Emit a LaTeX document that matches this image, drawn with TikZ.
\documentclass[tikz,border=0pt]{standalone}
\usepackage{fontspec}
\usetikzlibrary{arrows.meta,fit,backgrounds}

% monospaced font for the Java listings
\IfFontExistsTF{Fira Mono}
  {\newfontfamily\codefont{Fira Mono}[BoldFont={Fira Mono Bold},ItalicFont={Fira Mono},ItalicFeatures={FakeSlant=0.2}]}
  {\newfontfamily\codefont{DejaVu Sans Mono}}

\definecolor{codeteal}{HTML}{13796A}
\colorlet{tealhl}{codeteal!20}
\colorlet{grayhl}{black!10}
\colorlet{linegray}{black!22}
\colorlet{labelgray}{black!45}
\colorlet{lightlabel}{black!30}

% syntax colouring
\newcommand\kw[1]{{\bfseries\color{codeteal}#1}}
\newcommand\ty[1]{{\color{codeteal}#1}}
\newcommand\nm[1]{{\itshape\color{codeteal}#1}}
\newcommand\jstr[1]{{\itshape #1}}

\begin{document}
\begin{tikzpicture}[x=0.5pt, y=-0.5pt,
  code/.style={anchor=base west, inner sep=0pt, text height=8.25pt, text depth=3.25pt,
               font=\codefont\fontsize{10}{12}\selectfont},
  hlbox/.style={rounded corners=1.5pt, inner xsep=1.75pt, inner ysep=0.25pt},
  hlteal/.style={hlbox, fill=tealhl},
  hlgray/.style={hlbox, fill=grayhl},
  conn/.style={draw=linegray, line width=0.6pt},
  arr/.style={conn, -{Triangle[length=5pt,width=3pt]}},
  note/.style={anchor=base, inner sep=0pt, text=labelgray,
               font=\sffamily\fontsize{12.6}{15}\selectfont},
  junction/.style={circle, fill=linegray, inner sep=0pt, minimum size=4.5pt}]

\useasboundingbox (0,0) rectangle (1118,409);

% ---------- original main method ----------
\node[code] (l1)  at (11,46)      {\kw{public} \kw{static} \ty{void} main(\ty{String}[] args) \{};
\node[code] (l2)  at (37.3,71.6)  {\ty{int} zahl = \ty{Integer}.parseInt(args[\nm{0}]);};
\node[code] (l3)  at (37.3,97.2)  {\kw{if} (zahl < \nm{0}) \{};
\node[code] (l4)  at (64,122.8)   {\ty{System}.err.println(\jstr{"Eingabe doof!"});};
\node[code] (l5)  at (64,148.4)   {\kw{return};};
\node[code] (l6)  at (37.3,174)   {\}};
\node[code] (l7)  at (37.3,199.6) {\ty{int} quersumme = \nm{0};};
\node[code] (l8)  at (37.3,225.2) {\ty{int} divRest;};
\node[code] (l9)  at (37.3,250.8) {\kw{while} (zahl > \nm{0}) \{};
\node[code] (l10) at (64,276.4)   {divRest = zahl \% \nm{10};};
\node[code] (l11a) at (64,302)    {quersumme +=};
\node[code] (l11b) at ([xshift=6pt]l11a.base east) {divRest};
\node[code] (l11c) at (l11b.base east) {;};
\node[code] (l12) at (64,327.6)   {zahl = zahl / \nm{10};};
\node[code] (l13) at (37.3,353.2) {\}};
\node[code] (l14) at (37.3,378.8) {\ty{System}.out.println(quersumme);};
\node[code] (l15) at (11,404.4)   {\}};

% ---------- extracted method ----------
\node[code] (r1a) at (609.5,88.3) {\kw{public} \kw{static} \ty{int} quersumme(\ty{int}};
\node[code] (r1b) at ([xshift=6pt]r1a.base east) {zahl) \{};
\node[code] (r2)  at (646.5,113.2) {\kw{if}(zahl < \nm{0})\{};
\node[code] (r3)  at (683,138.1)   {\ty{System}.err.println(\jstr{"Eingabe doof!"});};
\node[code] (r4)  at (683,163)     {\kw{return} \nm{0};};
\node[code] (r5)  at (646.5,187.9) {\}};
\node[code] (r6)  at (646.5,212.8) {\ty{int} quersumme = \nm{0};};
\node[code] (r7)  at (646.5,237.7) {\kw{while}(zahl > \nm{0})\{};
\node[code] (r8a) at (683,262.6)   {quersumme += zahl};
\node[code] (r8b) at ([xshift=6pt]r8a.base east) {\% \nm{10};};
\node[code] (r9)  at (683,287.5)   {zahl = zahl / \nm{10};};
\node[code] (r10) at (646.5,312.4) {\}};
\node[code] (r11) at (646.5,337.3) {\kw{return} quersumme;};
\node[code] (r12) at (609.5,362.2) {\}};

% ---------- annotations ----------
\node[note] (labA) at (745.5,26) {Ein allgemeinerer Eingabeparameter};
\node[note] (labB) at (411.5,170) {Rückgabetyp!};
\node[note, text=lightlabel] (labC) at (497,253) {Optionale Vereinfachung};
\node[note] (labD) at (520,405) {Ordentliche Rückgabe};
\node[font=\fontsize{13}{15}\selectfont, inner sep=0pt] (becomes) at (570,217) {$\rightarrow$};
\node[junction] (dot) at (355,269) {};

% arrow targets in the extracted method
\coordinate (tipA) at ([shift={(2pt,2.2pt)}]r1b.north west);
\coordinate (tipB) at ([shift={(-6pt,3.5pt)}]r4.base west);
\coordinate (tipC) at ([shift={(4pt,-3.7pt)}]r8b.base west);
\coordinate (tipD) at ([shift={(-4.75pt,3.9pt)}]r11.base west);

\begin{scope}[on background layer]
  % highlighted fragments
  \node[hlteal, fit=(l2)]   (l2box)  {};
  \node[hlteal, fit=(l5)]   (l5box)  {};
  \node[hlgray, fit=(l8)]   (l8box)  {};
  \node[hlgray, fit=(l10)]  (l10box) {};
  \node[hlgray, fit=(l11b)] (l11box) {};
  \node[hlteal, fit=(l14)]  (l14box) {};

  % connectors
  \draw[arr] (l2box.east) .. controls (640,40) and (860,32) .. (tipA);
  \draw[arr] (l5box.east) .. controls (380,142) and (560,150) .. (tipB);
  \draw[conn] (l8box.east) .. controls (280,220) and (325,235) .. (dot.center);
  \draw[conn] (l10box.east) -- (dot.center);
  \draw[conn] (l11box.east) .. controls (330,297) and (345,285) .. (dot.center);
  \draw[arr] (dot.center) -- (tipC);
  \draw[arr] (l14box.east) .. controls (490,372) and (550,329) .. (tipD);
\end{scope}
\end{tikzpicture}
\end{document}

···

• Exercise prompt: Restate the whole of the material exactly.

• Exercise result:
Emit a LaTeX document that matches this image, drawn with TikZ.
\documentclass[tikz,border=0pt]{standalone}
\usepackage{fontspec}
\usetikzlibrary{arrows.meta,fit,backgrounds}

% monospaced font for the Java listings
\IfFontExistsTF{Fira Mono}
  {\newfontfamily\codefont{Fira Mono}[BoldFont={Fira Mono Bold},ItalicFont={Fira Mono},ItalicFeatures={FakeSlant=0.2}]}
  {\newfontfamily\codefont{DejaVu Sans Mono}}

\definecolor{codeteal}{HTML}{13796A}
\colorlet{tealhl}{codeteal!20}
\colorlet{grayhl}{black!10}
\colorlet{linegray}{black!22}
\colorlet{labelgray}{black!45}
\colorlet{lightlabel}{black!30}

% syntax colouring
\newcommand\kw[1]{{\bfseries\color{codeteal}#1}}
\newcommand\ty[1]{{\color{codeteal}#1}}
\newcommand\nm[1]{{\itshape\color{codeteal}#1}}
\newcommand\jstr[1]{{\itshape #1}}

\begin{document}
\begin{tikzpicture}[x=0.5pt, y=-0.5pt,
  code/.style={anchor=base west, inner sep=0pt, text height=8.25pt, text depth=3.25pt,
               font=\codefont\fontsize{10}{12}\selectfont},
  hlbox/.style={rounded corners=1.5pt, inner xsep=1.75pt, inner ysep=0.25pt},
  hlteal/.style={hlbox, fill=tealhl},
  hlgray/.style={hlbox, fill=grayhl},
  conn/.style={draw=linegray, line width=0.6pt},
  arr/.style={conn, -{Triangle[length=5pt,width=3pt]}},
  note/.style={anchor=base, inner sep=0pt, text=labelgray,
               font=\sffamily\fontsize{12.6}{15}\selectfont},
  junction/.style={circle, fill=linegray, inner sep=0pt, minimum size=4.5pt}]

\useasboundingbox (0,0) rectangle (1118,409);

% ---------- original main method ----------
\node[code] (l1)  at (11,46)      {\kw{public} \kw{static} \ty{void} main(\ty{String}[] args) \{};
\node[code] (l2)  at (37.3,71.6)  {\ty{int} zahl = \ty{Integer}.parseInt(args[\nm{0}]);};
\node[code] (l3)  at (37.3,97.2)  {\kw{if} (zahl < \nm{0}) \{};
\node[code] (l4)  at (64,122.8)   {\ty{System}.err.println(\jstr{"Eingabe doof!"});};
\node[code] (l5)  at (64,148.4)   {\kw{return};};
\node[code] (l6)  at (37.3,174)   {\}};
\node[code] (l7)  at (37.3,199.6) {\ty{int} quersumme = \nm{0};};
\node[code] (l8)  at (37.3,225.2) {\ty{int} divRest;};
\node[code] (l9)  at (37.3,250.8) {\kw{while} (zahl > \nm{0}) \{};
\node[code] (l10) at (64,276.4)   {divRest = zahl \% \nm{10};};
\node[code] (l11a) at (64,302)    {quersumme +=};
\node[code] (l11b) at ([xshift=6pt]l11a.base east) {divRest};
\node[code] (l11c) at (l11b.base east) {;};
\node[code] (l12) at (64,327.6)   {zahl = zahl / \nm{10};};
\node[code] (l13) at (37.3,353.2) {\}};
\node[code] (l14) at (37.3,378.8) {\ty{System}.out.println(quersumme);};
\node[code] (l15) at (11,404.4)   {\}};

% ---------- extracted method ----------
\node[code] (r1a) at (609.5,88.3) {\kw{public} \kw{static} \ty{int} quersumme(\ty{int}};
\node[code] (r1b) at ([xshift=6pt]r1a.base east) {zahl) \{};
\node[code] (r2)  at (646.5,113.2) {\kw{if}(zahl < \nm{0})\{};
\node[code] (r3)  at (683,138.1)   {\ty{System}.err.println(\jstr{"Eingabe doof!"});};
\node[code] (r4)  at (683,163)     {\kw{return} \nm{0};};
\node[code] (r5)  at (646.5,187.9) {\}};
\node[code] (r6)  at (646.5,212.8) {\ty{int} quersumme = \nm{0};};
\node[code] (r7)  at (646.5,237.7) {\kw{while}(zahl > \nm{0})\{};
\node[code] (r8a) at (683,262.6)   {quersumme += zahl};
\node[code] (r8b) at ([xshift=6pt]r8a.base east) {\% \nm{10};};
\node[code] (r9)  at (683,287.5)   {zahl = zahl / \nm{10};};
\node[code] (r10) at (646.5,312.4) {\}};
\node[code] (r11) at (646.5,337.3) {\kw{return} quersumme;};
\node[code] (r12) at (609.5,362.2) {\}};

% ---------- annotations ----------
\node[note] (labA) at (745.5,26) {Ein allgemeinerer Eingabeparameter};
\node[note] (labB) at (411.5,170) {Rückgabetyp!};
\node[note, text=lightlabel] (labC) at (497,253) {Optionale Vereinfachung};
\node[note] (labD) at (520,405) {Ordentliche Rückgabe};
\node[font=\fontsize{13}{15}\selectfont, inner sep=0pt] (becomes) at (570,217) {$\rightarrow$};
\node[junction] (dot) at (355,269) {};

% arrow targets in the extracted method
\coordinate (tipA) at ([shift={(2pt,2.2pt)}]r1b.north west);
\coordinate (tipB) at ([shift={(-6pt,3.5pt)}]r4.base west);
\coordinate (tipC) at ([shift={(4pt,-3.7pt)}]r8b.base west);
\coordinate (tipD) at ([shift={(-4.75pt,3.9pt)}]r11.base west);

\begin{scope}[on background layer]
  % highlighted fragments
  \node[hlteal, fit=(l2)]   (l2box)  {};
  \node[hlteal, fit=(l5)]   (l5box)  {};
  \node[hlgray, fit=(l8)]   (l8box)  {};
  \node[hlgray, fit=(l10)]  (l10box) {};
  \node[hlgray, fit=(l11b)] (l11box) {};
  \node[hlteal, fit=(l14)]  (l14box) {};

  % connectors
  \draw[arr] (l2box.east) .. controls (640,40) and (860,32) .. (tipA);
  \draw[arr] (l5box.east) .. controls (380,142) and (560,150) .. (tipB);
  \draw[conn] (l8box.east) .. controls (280,220) and (325,235) .. (dot.center);
  \draw[conn] (l10box.east) -- (dot.center);
  \draw[conn] (l11box.east) .. controls (330,297) and (345,285) .. (dot.center);
  \draw[arr] (dot.center) -- (tipC);
  \draw[arr] (l14box.east) .. controls (490,372) and (550,329) .. (tipD);
\end{scope}
\end{tikzpicture}
\end{document}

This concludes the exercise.